- Occupations: Writer, producer
- Years active: 1989–present
- Known for: Recess (1997–2001), Recess: School's Out (2001), Lloyd in Space (2001–2004)

= Joe Ansolabehere =

American writer and producer

Joe Ansolabehere /ænˈsɔːləbəˌhɛər/ is an American writer and producer. He is the co-creator of Recess and Lloyd in Space with partner and friend Paul Germain; they form the team Paul & Joe Productions. He also served as a story editor on the first 65 episodes of Rugrats, as well as a co-producer and story editor of the first season of Hey Arnold!

==Early life and education==
Ansolabehere is the oldest of five brothers. His brother Stephen is a political scientist and Frank G. Thomson Professor of Government at Harvard. His brother Paul is a vice president of Anagram in Minneapolis, and his youngest brother, Louis, is a computer technician. As children they moved around often, living in Detroit, Champaign, Reno-Sparks, and Minneapolis.

Ansolabehere graduated from the University of Nevada, Reno, and then went to UCLA for film school, where he was introduced to animation.

==Career==
In the early 1980s, Ansolabehere partnered with Steve Viksten to write screenplays. Together they wrote and sold several comedy screenplays, including Surfin CIA, Exterminators, Crooked Affair, and Sitting Ducks. None of their scripts were ever produced, and by the end of the 1980s, Ansolabehere found himself working for his friends at Rhythm and Hues as a producer of computer animation, mostly for commercials. While working at R&H, Ansolabehere was contacted by an old friend from UCLA, Paul Germain. Germain had recently co-created (with Arlene Klasky and Gabor Csupo) and sold the show Rugrats to Nickelodeon, and was looking for writers.

In 1990, Ansolabehere began working on Rugrats, first with Viksten, and then on his own. He eventually became one of the first head story editors on the show. During his tenure, the show won a slew of Emmys and became a massive hit for Nickelodeon.

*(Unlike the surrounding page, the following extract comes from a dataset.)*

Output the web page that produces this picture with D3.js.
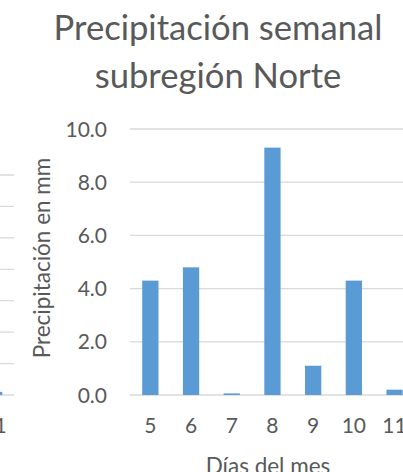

It was here that he met Craig Bartlett (who had been the first story editor on the show). They became friends, and a few years later when Bartlett sold Hey Arnold! to Nickelodeon, he asked Ansolabehere to work on it with him. He co-wrote the pilot, and co-produced the first two seasons. The show has remained a cult hit for years, with a huge internet following of die-hard Arnold fans.

Ansolabehere then partnered with Paul Germain to create Recess for Disney. The Recess playground was based on Ansolabehere and Germain's own elementary school memories, and the characters were all based on friends they knew back then. The show became ABC's biggest Saturday morning hit of the late 1990s. It spawned a feature film, Recess: School's Out, which Ansolabehere and Germain wrote and produced in 2001.

With Germain, Ansolabehere also created and produced the animated series Lloyd in Space for Disney, and developed and produced the show Pound Puppies for The Hub, receiving the 2012 Humanitas Award for the episode "I Never Barked for My Father".

He worked for Disney Jr. from 2011 to 2017, writing for Sheriff Callie's Wild West and Miles from Tomorrowland, then story editing the first season of Goldie and Bear.

Other animated television shows Ansolabehere has written and produced for include Beethoven, Duckman, Dinosaur Train, Peter Rabbit, Henry Hugglemonster, Let's Go Luna! and Motown. He was credited as a screenwriter on Tinker Bell and the Great Fairy Rescue.